Ce changement s’étend au-delà de l’Amérique du Nord. Le mécanisme d’ajustement carbone aux frontières de l’Union européenne, qui a commencé sa phase de mise en œuvre cette année, crée de nouvelles pressions sur les prix pour les exportations à forte intensité de carbone. Des pays comme l’Arabie saoudite et les Émirats arabes unis ont répondu en accélérant leurs propres efforts de diversification économique, avec des investissements massifs dans tout, de l’intelligence artificielle au tourisme.
Alors que le crépuscule s’installe sur les montagnes côtières visibles depuis la fenêtre de mon appartement, je me retrouve à réfléchir à ce que ces transitions énergétiques signifient pour l’identité canadienne.
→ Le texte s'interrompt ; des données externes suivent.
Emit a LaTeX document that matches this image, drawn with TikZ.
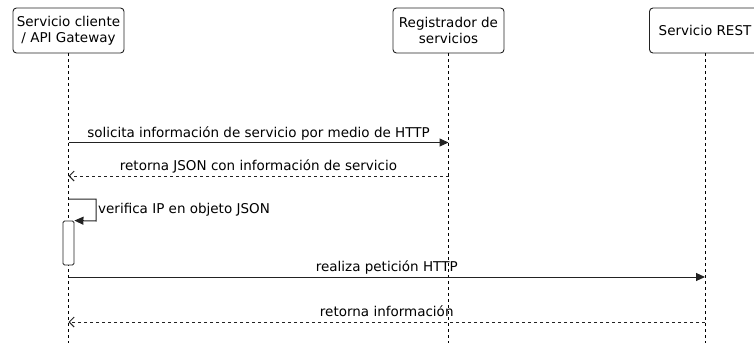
\documentclass[tikz,border=0pt]{standalone}
\usepackage{fontspec}
\setmainfont{DejaVu Sans}
\usetikzlibrary{arrows.meta}
\definecolor{ln}{HTML}{222222}
\begin{document}
\begin{tikzpicture}[x=1pt,y=-1pt,
  font=\fontsize{13.5}{16}\selectfont,
  actor/.style={draw=ln, line width=0.9pt, rounded corners=3.5pt, fill=white,
    minimum width=111pt, minimum height=45pt, align=center, inner sep=0pt},
  life/.style={draw=black, line width=0.9pt, dash pattern=on 3pt off 3pt},
  msg/.style={draw=ln, line width=1pt, -{Triangle[length=9pt,width=8pt]}},
  ret/.style={draw=ln, line width=1pt, dash pattern=on 3pt off 3pt, -{Straight Barb[length=5pt,width=10pt]}},
  lbl/.style={anchor=base, inner sep=0pt, text=black},
  act/.style={draw=ln, line width=0.9pt, fill=white, rounded corners=1.5pt, minimum width=11pt, minimum height=44pt, inner sep=0pt}
]
\useasboundingbox (0,0) rectangle (754,343);
% actors
\node[actor] (a1) at (68.5,30.5) {Servicio cliente\\/ API Gateway};
\node[actor] (a2) at (448.5,30.5) {Registrador de\\servicios};
\node[actor] (a3) at (705,30.5) {Servicio REST};
% lifelines
\coordinate (e1) at (68.5,343);
\coordinate (e2) at (448.5,343);
\coordinate (e3) at (705,343);
\draw[life] (a1.south) -- (e1);
\draw[life] (a2.south) -- (e2);
\draw[life] (a3.south) -- (e3);
% message 1
\coordinate (m1s) at (68.5,142.5);
\coordinate (m1e) at (448.5,142.5);
\draw[msg] (m1s) -- (m1e);
\node[lbl] (l1) at (258.5,137) {solicita información de servicio por medio de HTTP};
% message 2
\coordinate (m2s) at (448.5,176);
\coordinate (m2e) at (68.5,176);
\draw[ret] (m2s) -- (m2e);
\node[lbl] (l2) at (258.5,170.5) {retorna JSON con información de servicio};
% activation
\node[act] (ac) at (68.5,243) {};
% self message
\coordinate (s1) at (68.5,199);
\coordinate (s2) at (96,199);
\coordinate (s3) at (96,221);
\draw[msg] (s1) -- (s2) -- (s3) -- (ac.north east);
\node[anchor=base west, inner sep=0pt] (l3) at (98,213) {verifica IP en objeto JSON};
% message 3
\coordinate (m3s) at (68.5,277);
\coordinate (m3e) at (705,277);
\draw[msg] (m3s) -- (m3e);
\node[lbl] (l4) at (386.75,271.5) {realiza petición HTTP};
% message 4
\coordinate (m4s) at (705,322);
\coordinate (m4e) at (68.5,322);
\draw[ret] (m4s) -- (m4e);
\node[lbl] (l5) at (386.75,316.5) {retorna información};
\end{tikzpicture}
\end{document}
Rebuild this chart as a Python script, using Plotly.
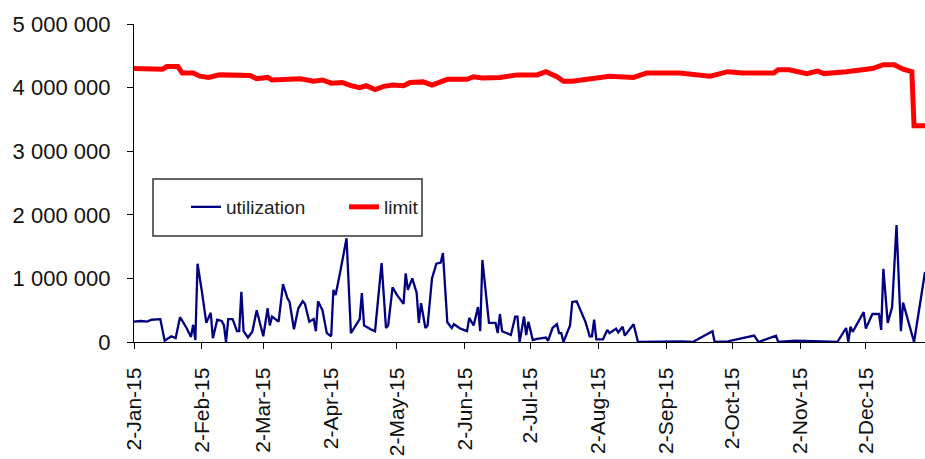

Notre histoire nationale a été si étroitement liée à l’extraction des ressources – de la traite des fourrures à la foresterie en passant par les combustibles fossiles. Pourtant, à mesure que les marchés évoluent, notre récit économique doit également évoluer.
La stabilité des prix du pétrole prévue pour 2025 n’est pas seulement une prévision de marché; c’est une fenêtre sur un avenir où la diversité énergétique devient le nouvel avantage concurrentiel du Canada. La question n’est plus de savoir si cette transition aura lieu, mais comment nous la naviguerons ensemble.